Elias Fernando Cordeiro: Olha, a casa, ela era, ela era sem divisórias, sabe? Então, ela era uma fogueira, né, ela era no meio da casa, né, ela era feita no meio da casa, e ela não tinha divisórias. Então, eu, assim, eu tenho lembranças do meu finado do vô, né, quando eu era criança, eu morei um tempo com ele, né, e ele era bem, ele era bem, a gente fala, ele era bem daquelas pessoas bem antigas mesmo, né, e então, assim, a cama, assim, que eu lembro, ela era cama no chão mesmo, sabe? A gente cortava capim ou folha de palmeira pra gente estar forrando, sabe? E prateleira a gente fazia, fazia de madeira mesmo, assim, pra estar guardando o alimento, sabe?

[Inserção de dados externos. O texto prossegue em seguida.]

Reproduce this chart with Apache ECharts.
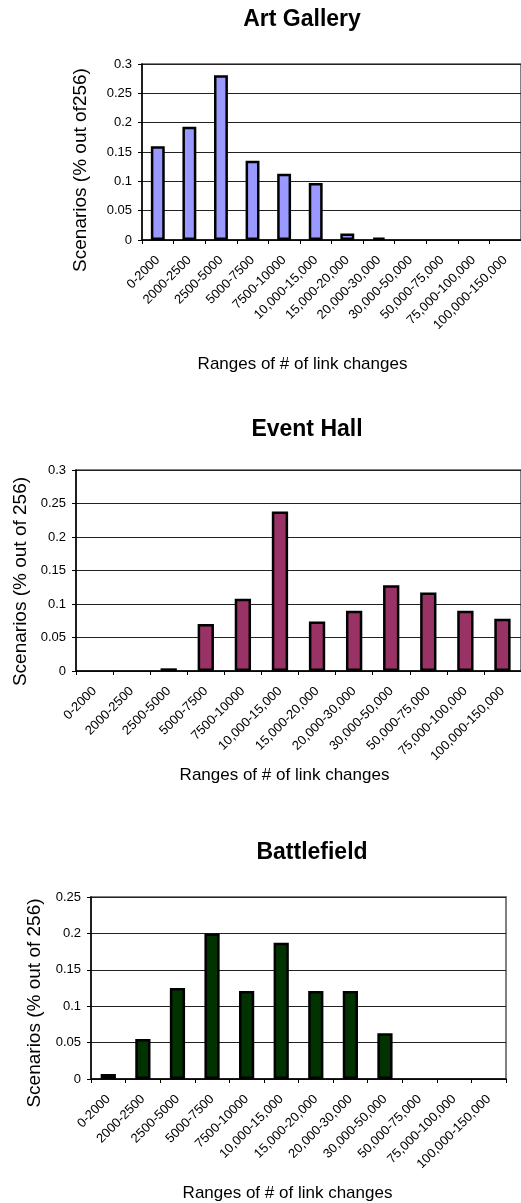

Pra proteger da umidade do chão, tinha que fazer prateleiras, né, dentro da casa mesmo, e então não tinha, não tinha divisórias, não tinha quarto, não tinha sala, não tinha cozinha, nada, né? Como hoje a gente vive já mais moderno, hoje a gente tem, né.
Mas nesse tempo mais antigo, a gente não tinha isso, não. A gente, até pra dormir, né, tinha uma caminha separada do meu avô e nós, que era criança, tinha o nosso canto também, né? E a gente sempre dormia em volta da fogueira mesmo, ainda mais quando era frio, era inverno, né? A gente fazia uma fogueira grande dentro, assim, à noite, pra poder pra poder se aquecer.
Brunno Douat: E você, vocês usavam a cobertura, alguma estrutura na cobertura pra pendurar alguma coisa? Ou vocês usavam mais uma estrutura pra pendurar? Ou mais as prateleiras? Vocês penduravam alguma coisa na cobertura, no teto da casa?
Elias Fernando Cordeiro: Assim, a gente usava, assim, mas pra erguer, tipo assim, a gente tinha as cobertas, né, pra não deixar no chão, a gente tinha que fazer, tipo, um pedaço de madeira, a gente fazia, tipo um pedaço de madeira, um gancho mesmo e pendurava, assim, no teto e erguia as cobertas de cima, né? Pra não ficar diretamente só no chão, pra não deixar sempre, né, no chão. E a gente usava assim, como guarda-roupa também, pra guardar as roupas da gente também, tinha que guardar elas, né, pendurado.